Iranian President Masoud Pezeshkian said Thursday that Israeli strikes on Lebanon violate the ceasefire agreement with the United States and risk rendering negotiations meaningless.
“The repeated aggression by the Zionist entity against Lebanon is a flagrant violation of the initial ceasefire agreement and a dangerous indicator of deceit and lack of commitment to potential accords,” he said in a post on X.
Pezeshkian added that Iran would not abandon the Lebanese people.
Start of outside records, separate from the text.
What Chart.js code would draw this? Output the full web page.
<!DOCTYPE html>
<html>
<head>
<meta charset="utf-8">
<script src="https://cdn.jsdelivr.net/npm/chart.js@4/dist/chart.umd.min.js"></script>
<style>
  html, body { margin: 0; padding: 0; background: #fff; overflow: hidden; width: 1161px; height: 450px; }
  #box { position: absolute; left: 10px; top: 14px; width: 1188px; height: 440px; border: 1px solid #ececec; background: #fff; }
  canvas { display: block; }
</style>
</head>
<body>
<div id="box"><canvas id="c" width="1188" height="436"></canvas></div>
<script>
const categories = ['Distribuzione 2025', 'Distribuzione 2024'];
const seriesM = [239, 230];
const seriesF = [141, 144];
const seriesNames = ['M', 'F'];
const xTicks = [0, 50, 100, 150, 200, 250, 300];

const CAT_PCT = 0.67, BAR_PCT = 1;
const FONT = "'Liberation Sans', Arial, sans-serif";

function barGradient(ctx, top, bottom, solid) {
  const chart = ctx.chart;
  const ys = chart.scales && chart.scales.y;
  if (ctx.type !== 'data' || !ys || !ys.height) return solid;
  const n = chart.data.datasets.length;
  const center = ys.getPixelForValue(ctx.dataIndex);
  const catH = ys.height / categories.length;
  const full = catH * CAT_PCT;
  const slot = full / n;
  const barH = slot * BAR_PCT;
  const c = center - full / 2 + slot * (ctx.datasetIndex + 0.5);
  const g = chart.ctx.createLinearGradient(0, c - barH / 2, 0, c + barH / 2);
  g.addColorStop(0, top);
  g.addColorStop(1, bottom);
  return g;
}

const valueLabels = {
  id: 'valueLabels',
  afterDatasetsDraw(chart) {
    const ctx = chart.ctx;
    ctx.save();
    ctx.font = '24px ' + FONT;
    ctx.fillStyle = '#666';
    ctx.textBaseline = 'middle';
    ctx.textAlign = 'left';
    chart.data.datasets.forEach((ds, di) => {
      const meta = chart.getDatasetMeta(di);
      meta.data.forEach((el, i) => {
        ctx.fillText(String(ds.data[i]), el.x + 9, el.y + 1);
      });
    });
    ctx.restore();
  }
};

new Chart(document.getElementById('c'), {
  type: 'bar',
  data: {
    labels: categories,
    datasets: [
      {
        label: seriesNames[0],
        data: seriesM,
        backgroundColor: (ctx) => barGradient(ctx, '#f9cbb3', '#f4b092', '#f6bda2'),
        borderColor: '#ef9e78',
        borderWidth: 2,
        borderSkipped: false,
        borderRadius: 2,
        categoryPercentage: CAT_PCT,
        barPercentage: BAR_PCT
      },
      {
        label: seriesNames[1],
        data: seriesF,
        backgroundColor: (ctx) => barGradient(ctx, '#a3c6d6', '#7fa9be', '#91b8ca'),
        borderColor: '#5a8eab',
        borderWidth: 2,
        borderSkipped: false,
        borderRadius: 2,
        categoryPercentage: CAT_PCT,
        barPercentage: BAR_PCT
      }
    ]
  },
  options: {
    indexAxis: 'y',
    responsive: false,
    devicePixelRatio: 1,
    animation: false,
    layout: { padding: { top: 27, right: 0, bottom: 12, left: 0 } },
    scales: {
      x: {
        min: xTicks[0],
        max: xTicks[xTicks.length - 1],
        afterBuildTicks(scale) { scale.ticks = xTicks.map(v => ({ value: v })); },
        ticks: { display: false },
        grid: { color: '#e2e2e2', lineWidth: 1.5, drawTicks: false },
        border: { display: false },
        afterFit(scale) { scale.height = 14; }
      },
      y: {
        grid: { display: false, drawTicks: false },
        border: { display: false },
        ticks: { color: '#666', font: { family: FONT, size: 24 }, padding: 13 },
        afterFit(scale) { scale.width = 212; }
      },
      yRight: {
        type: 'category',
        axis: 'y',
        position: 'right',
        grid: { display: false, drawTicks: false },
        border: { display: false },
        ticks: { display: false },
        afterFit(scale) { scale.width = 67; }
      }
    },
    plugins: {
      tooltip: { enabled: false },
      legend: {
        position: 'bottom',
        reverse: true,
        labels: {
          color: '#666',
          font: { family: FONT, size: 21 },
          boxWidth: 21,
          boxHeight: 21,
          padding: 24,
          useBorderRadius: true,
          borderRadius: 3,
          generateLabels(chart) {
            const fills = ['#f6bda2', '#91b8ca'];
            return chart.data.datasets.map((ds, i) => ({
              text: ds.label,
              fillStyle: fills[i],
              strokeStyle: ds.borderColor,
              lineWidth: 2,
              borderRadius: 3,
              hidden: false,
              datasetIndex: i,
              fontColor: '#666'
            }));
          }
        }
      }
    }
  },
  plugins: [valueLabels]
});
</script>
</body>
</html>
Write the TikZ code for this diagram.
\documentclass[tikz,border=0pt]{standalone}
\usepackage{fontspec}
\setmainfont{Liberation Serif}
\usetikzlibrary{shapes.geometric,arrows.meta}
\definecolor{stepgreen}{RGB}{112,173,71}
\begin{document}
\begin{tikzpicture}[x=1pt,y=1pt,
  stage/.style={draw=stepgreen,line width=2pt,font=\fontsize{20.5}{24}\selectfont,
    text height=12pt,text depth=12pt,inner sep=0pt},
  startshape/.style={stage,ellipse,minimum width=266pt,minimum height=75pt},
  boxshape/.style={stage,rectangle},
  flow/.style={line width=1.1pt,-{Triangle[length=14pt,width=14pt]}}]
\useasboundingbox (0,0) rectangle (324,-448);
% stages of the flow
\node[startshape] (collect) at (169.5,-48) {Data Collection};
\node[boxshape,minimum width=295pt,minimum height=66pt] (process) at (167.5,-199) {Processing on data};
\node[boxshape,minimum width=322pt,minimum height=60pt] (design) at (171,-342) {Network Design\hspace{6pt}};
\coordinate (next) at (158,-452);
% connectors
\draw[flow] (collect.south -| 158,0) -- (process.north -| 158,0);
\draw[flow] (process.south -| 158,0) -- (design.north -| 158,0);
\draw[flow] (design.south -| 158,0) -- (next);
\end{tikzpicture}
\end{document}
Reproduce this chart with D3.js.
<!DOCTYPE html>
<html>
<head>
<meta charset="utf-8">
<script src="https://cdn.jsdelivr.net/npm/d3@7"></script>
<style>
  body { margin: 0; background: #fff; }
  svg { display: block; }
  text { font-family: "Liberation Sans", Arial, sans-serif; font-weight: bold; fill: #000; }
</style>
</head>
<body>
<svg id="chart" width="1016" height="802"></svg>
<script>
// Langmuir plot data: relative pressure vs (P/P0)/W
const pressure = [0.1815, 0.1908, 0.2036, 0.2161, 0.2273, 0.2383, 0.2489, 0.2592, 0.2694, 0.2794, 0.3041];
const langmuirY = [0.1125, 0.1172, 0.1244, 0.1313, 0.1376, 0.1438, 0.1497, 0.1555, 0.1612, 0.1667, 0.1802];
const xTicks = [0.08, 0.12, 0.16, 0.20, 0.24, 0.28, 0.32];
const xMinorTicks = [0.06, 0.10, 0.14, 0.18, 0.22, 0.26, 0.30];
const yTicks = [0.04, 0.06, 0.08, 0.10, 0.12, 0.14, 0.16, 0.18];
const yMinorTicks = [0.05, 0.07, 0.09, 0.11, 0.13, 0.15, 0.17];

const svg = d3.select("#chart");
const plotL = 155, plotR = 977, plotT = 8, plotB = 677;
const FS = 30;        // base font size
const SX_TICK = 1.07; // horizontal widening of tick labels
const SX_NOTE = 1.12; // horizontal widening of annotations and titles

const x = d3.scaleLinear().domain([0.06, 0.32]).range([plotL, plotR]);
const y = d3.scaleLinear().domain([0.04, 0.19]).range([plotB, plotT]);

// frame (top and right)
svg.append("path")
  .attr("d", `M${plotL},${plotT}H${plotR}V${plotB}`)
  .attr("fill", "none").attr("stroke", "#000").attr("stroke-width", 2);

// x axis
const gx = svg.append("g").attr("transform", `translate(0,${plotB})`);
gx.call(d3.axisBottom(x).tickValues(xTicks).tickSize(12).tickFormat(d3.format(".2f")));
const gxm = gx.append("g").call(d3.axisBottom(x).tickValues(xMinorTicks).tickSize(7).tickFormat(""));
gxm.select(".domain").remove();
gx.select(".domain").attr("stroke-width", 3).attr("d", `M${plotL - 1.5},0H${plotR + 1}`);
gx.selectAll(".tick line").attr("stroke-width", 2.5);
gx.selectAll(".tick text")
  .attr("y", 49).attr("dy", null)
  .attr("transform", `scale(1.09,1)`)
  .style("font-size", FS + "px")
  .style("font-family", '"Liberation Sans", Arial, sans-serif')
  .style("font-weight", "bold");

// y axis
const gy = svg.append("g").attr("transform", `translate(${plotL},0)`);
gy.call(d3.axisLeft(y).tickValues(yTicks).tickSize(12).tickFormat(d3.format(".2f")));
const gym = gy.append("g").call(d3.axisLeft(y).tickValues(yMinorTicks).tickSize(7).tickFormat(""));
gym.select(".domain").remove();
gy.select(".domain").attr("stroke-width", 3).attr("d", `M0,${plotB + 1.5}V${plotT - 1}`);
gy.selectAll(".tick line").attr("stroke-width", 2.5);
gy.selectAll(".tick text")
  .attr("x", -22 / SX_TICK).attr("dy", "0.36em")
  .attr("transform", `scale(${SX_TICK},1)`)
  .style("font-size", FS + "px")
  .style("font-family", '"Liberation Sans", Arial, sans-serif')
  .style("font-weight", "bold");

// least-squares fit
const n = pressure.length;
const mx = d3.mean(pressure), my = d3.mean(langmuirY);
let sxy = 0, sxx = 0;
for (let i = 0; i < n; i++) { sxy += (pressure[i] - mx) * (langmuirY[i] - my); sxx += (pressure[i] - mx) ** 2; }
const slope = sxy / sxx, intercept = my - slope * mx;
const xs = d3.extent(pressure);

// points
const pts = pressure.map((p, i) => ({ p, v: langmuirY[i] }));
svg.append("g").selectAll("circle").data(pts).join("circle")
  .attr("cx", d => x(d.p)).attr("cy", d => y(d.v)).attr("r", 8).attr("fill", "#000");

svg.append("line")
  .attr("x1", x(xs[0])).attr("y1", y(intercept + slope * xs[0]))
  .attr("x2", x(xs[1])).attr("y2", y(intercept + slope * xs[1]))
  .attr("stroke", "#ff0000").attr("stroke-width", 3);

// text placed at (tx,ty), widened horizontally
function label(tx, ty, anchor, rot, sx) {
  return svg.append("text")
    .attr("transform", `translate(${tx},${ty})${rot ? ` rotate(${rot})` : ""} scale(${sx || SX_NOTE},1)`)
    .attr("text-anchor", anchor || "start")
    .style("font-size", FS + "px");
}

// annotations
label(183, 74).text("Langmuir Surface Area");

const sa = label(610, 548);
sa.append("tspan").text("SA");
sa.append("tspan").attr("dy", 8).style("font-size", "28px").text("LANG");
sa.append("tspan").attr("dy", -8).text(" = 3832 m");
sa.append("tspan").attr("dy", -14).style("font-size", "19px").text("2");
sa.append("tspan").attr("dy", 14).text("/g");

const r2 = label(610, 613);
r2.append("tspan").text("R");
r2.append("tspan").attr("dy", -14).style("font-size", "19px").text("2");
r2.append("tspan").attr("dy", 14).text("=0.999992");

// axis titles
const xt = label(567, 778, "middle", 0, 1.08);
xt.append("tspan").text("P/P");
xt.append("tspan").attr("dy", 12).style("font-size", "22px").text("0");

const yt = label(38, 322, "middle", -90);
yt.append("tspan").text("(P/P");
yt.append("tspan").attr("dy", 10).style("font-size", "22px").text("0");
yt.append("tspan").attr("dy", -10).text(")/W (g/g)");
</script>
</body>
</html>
Meanwhile, Iran’s parliament speaker Mohammad Bagher Ghalibaf said Lebanon is an integral part of the two-week ceasefire with the United States, warning that violations would carry consequences.
“Lebanon and the entire Resistance Axis, as Iran's allies, form an inseparable part of the ceasefire,” Ghalibaf said in a post on X.
“Ceasefire violations carry explicit costs and STRONG responses,” he added.
The comments came after Israel carried out its heaviest strikes on Lebanon since the conflict with Hezbollah began last month, killing more than 200 people on Wednesday.
According to Lebanon’s Civil Defense, Israeli airstrikes killed at least 254 people and wounded 1,165 others on Wednesday.
The Israeli army has escalated attacks across Lebanon since Wednesday despite a two-week ceasefire brokered by Pakistan between the United States and Iran as a step toward a final agreement to halt the war launched by Washington and Tel Aviv against Tehran on Feb. 28.
While Islamabad and Tehran said the ceasefire includes Lebanon, Washington and Tel Aviv have denied that.
Israel has carried out airstrikes and a ground offensive in southern Lebanon since a cross-border attack by Hezbollah on March 2, despite a ceasefire that took effect in November 2024.
Lebanese authorities said at least 1,739 people have been killed and 5,873 others injured in Israeli attacks.